DECEMBER 9, 2022
Kolom

Catatan Denny JA: Paus Baru di Era Artificial Intelligence

image
Ilustrasi (Istimewa)

-000-

Paus sebelumnya, Fransiskus, menulis Laudato Si’ (2015), sebuah ensiklik yang menggugah dunia akan krisis ekologi.

Ia menyebut bumi sebagai “rumah bersama yang terluka.” Ia menangis dalam diam saat hutan Amazon terbakar. Ia memperingatkan bahwa yang rusak bukan hanya pohon dan sungai, tapi kesadaran manusia atas makhluk ciptaan lainnya.

“Manusia telah bertindak seolah-olah ia pemilik segala sesuatu,” tulisnya. “Padahal manusia hanyalah penjaga.” Dunia mendengar.

Para ilmuwan, aktivis, bahkan umat non-Katolik menjadikan Laudato Si’ sebagai teks suci baru bagi ekologi global.

Namun kini, krisis baru datang. Bukan lagi hanya kabut karbon, tapi kabut algoritma.

Paus Leo XIV tahu, kecil kemungkinan ia akan menulis Laudato Si’ jilid dua. Akankah Paus baru menulis Veritas Machinae—tentang kebenaran dan mesin?

AI bukan hanya alat; ia telah menjadi kekuatan budaya baru. Ia mengatur ekonomi, pendidikan, bahkan relasi cinta. Ia mulai mendikte tafsir.
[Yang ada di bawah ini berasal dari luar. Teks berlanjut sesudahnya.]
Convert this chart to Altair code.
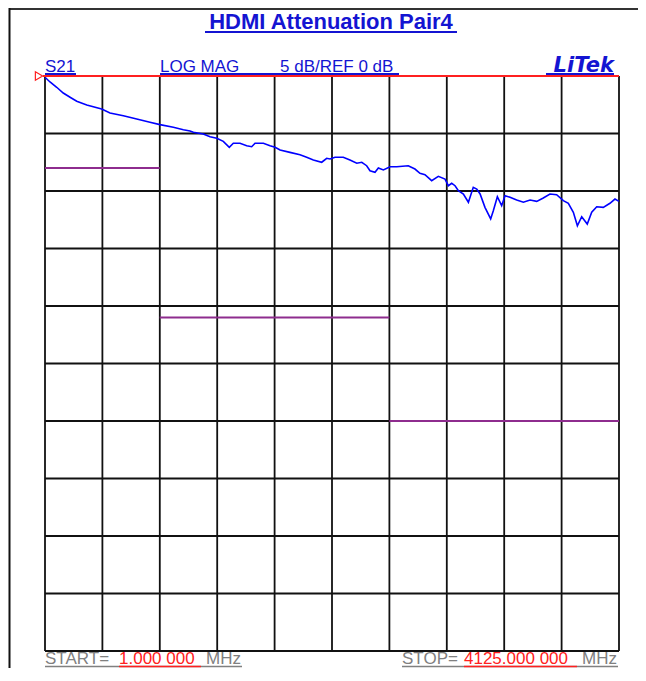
import altair as alt
import pandas as pd

# ---- data ----
freq_mhz = [1, 37, 85, 132, 181, 229, 301, 408, 468, 564, 660, 755, 827, 923, 995, 1043,
            1067, 1138, 1187, 1235, 1282, 1325, 1354, 1402, 1450, 1486, 1510, 1570, 1618,
            1654, 1690, 1761, 1833, 1881, 1929, 1989, 2025, 2049, 2085, 2144, 2192, 2241,
            2277, 2312, 2336, 2372, 2396, 2432, 2480, 2528, 2611, 2659, 2695, 2731, 2779,
            2827, 2875, 2899, 2923, 2947, 2971, 3007, 3043, 3078, 3103, 3127, 3162, 3203,
            3222, 3251, 3282, 3306, 3342, 3390, 3438, 3486, 3534, 3581, 3629, 3677, 3725,
            3761, 3797, 3826, 3857, 3897, 3929, 3965, 4012, 4060, 4096, 4125]
s21_db = [-0.11, -0.52, -0.98, -1.48, -1.85, -2.20, -2.52, -2.87, -3.22, -3.45, -3.74, -4.03,
          -4.23, -4.46, -4.67, -4.78, -4.90, -5.04, -5.28, -5.42, -5.68, -6.20, -5.85, -5.85,
          -6.06, -6.15, -5.85, -5.85, -6.06, -6.20, -6.44, -6.64, -6.84, -7.07, -7.30, -7.50,
          -7.16, -7.22, -7.07, -7.07, -7.30, -7.59, -7.50, -7.80, -8.24, -8.37, -8.00, -8.17,
          -7.89, -7.89, -7.80, -8.09, -8.46, -8.58, -9.10, -8.72, -8.96, -9.54, -9.33, -9.54,
          -9.97, -10.26, -10.98, -9.68, -9.83, -10.26, -11.42, -12.43, -11.71, -10.50, -11.28,
          -10.41, -10.55, -10.78, -10.98, -10.78, -10.90, -10.61, -10.26, -10.32, -10.84,
          -11.07, -11.85, -13.02, -12.24, -12.87, -11.85, -11.37, -11.42, -11.07, -10.70, -10.90]

limit_f_start = [1, 825, 2475]
limit_f_end = [825, 2475, 4125]
limit_db = [-8, -21, -30]

START, STOP = 1.0, 4125.0
REF_DB, BOTTOM_DB, DB_PER_DIV = 0, -50, 5
x_ticks = [START + (STOP - START) * i / 10 for i in range(11)]
y_ticks = list(range(BOTTOM_DB, REF_DB + 1, DB_PER_DIV))

W, H = 574, 575
BLUE = "#1414D2"
RED = "#FF2020"
GREY = "#808080"
PURPLE = "#8E2C8E"
FONT = "Liberation Sans"

xs = alt.Scale(domain=[START, STOP], nice=False, zero=False)
ys = alt.Scale(domain=[BOTTOM_DB, REF_DB], nice=False, zero=False)

curve_df = pd.DataFrame({"f": freq_mhz, "db": s21_db})
limit_df = pd.DataFrame({"f0": limit_f_start, "f1": limit_f_end, "db": limit_db})
vgrid_df = pd.DataFrame({"f": x_ticks, "lo": BOTTOM_DB, "hi": REF_DB})
hgrid_df = pd.DataFrame({"db": y_ticks, "f0": START, "f1": STOP})
ref_df = pd.DataFrame({"db": [REF_DB]})
one = pd.DataFrame({"k": [0]})

vgrid = alt.Chart(vgrid_df).mark_rule(color="#111111", strokeWidth=1.8).encode(
    x=alt.X("f:Q", scale=xs, axis=None),
    y=alt.Y("lo:Q", scale=ys, axis=None),
    y2="hi:Q",
)
hgrid = alt.Chart(hgrid_df).mark_rule(color="#111111", strokeWidth=1.8).encode(
    y=alt.Y("db:Q", scale=ys, axis=None),
    x=alt.X("f0:Q", scale=xs, axis=None),
    x2="f1:Q",
)
limits = alt.Chart(limit_df).mark_rule(color=PURPLE, strokeWidth=2).encode(
    x=alt.X("f0:Q", scale=xs, axis=None),
    x2="f1:Q",
    y=alt.Y("db:Q", scale=ys, axis=None),
)
curve = alt.Chart(curve_df).mark_line(color="#0000FF", strokeWidth=1.6, clip=True).encode(
    x=alt.X("f:Q", scale=xs, axis=None),
    y=alt.Y("db:Q", scale=ys, axis=None),
)
refline = alt.Chart(ref_df).mark_rule(color=RED, strokeWidth=2).encode(
    y=alt.Y("db:Q", scale=ys, axis=None),
    x=alt.value(-2),
    x2=alt.value(W),
)
refmark = alt.Chart(ref_df).mark_point(shape="triangle-right", filled=False, color=RED,
                                       strokeWidth=1.2, size=70, opacity=1).encode(
    y=alt.Y("db:Q", scale=ys, axis=None),
    x=alt.value(-6),
)


def txt(text, x, y, color, size, align="left", weight="normal", style="normal", font=FONT):
    return alt.Chart(one).mark_text(text=text, align=align, baseline="alphabetic",
                                    color=color, fontSize=size, fontWeight=weight,
                                    fontStyle=style, font=font).encode(
        x=alt.value(x), y=alt.value(y))


def uline(x0, x1, y, color, w=2):
    return alt.Chart(one).mark_rule(color=color, strokeWidth=w).encode(
        x=alt.value(x0), x2=alt.value(x1), y=alt.value(y))


texts = [
    txt("HDMI Attenuation Pair4", 286, -47, BLUE, 22, align="center", weight="bold"),
    uline(160, 412, -44, BLUE),
    txt("S21", 0, -4, BLUE, 17),
    uline(0, 31, -2, BLUE),
    txt("LOG MAG", 115, -4, BLUE, 17),
    txt("5 dB/REF 0 dB", 235, -4, BLUE, 17),
    uline(115, 354, -2, BLUE),
    txt("LiTek", 569, -4, BLUE, 21, align="right", weight="bold", style="italic",
        font="DejaVu Sans"),
    uline(501, 569, -2, BLUE),
    txt("START=", 0, 588, GREY, 17),
    txt("1.000 000", 74, 588, RED, 17),
    txt("MHz", 161, 588, GREY, 17),
    uline(0, 197, 590.5, GREY, 1.5),
    uline(74, 156, 590.5, RED, 1.5),
    txt("STOP=", 357, 588, GREY, 17),
    txt("4125.000 000", 419, 588, RED, 17),
    txt("MHz", 537, 588, GREY, 17),
    uline(357, 573, 590.5, GREY, 1.5),
    uline(419, 532, 590.5, RED, 1.5),
    # outer frame
    uline(-36, 593, -67, "#333333", 2),
    alt.Chart(one).mark_rule(color="#111111", strokeWidth=2).encode(
        x=alt.value(-35.5), y=alt.value(-68), y2=alt.value(592)),
]

chart = alt.layer(vgrid, hgrid, limits, curve, refline, refmark, *texts).properties(
    width=W, height=H,
    padding={"left": 37, "top": 68, "right": 19, "bottom": 17},
    autosize=alt.AutoSizeParams(type="none"),
    background="white",
).configure_view(stroke=None)

chart.save("out.html", embed_options={"renderer": "svg", "actions": False})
Ia meniru suara manusia, menulis khotbah, mengucap doa.

Namun di balik kecanggihannya, tersembunyi bahaya yang halus: reduksi makna dan manipulasi atas nama efisiensi.

Paus Leo XIV dapat memulai dengan pertanyaan mendasar: apakah martabat manusia masih menjadi pusat di tengah kecerdasan buatan?